How Do Automatic Savings Apps Move Your Money?
An app that quietly tucks away a few dollars here and there without being asked each time can feel almost magical, but the process underneath is fairly mechanical once it’s broken down.
The short answer
Automatic savings apps typically connect to a checking account, analyze recent transaction and balance history using an algorithm, and periodically move small amounts of money into a linked savings account when the algorithm estimates it’s safe to do so. The transfers themselves move through standard banking rails, the same ones behind any routine transfer between accounts, and the “intelligence” is mostly in deciding when and how much to move rather than in the transfer mechanism itself.
How the apps connect to a bank account
Most of these apps require linking a checking account, often through a secure data-connection service that verifies account ownership and grants read access to transaction and balance information. That access lets the app see recent deposits, spending patterns, and current balance, which it uses to build a rough picture of cash flow. The app generally can’t move money without this linkage, since the connection is also what authorizes the transfers themselves.
- Account linking. A secure connection grants the app visibility into balances and transaction history.
- Algorithmic analysis. The app estimates a “safe to save” amount based on patterns like income timing and typical spending.
- Transfer authorization. The account holder generally grants permission upfront for the app to initiate transfers within set parameters.
How transfer amounts get decided
Rather than a fixed amount every time, many of these apps look at factors like upcoming bills, recent income deposits, and a rolling average balance to estimate an amount that’s unlikely to cause an overdraft. Some combine this with features similar to round-up savings, rounding purchases up and setting aside the difference alongside the algorithmic transfers. The exact formula is usually proprietary and can vary meaningfully between providers, so the pace of saving differs from app to app even with similar spending patterns.
Where the money actually lands
The transferred funds are typically held in an account associated with the app, which may be a linked account at a partner bank rather than the same institution as the primary checking account.
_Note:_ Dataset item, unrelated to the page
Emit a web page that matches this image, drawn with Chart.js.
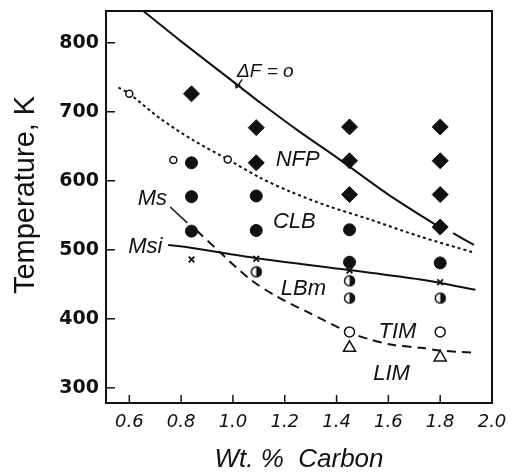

It’s worth checking whether that destination account carries FDIC insurance through its own partner bank arrangement and what interest rate, if any, it pays, since these can differ meaningfully from what’s advertised on the app’s marketing pages. Understanding exactly where the money sits also clarifies how quickly it can be accessed if needed.
What to weigh
These apps can lower the friction of saving by removing the need to manually decide and execute a transfer, which suits people who find that manual step to be the biggest obstacle to consistent saving, in much the same way paying yourself first works as a broader concept. Anyone using one is generally better off periodically reviewing the linked account’s terms, transfer history, and where the destination funds are actually held, rather than assuming the automation removes the need to check in at all.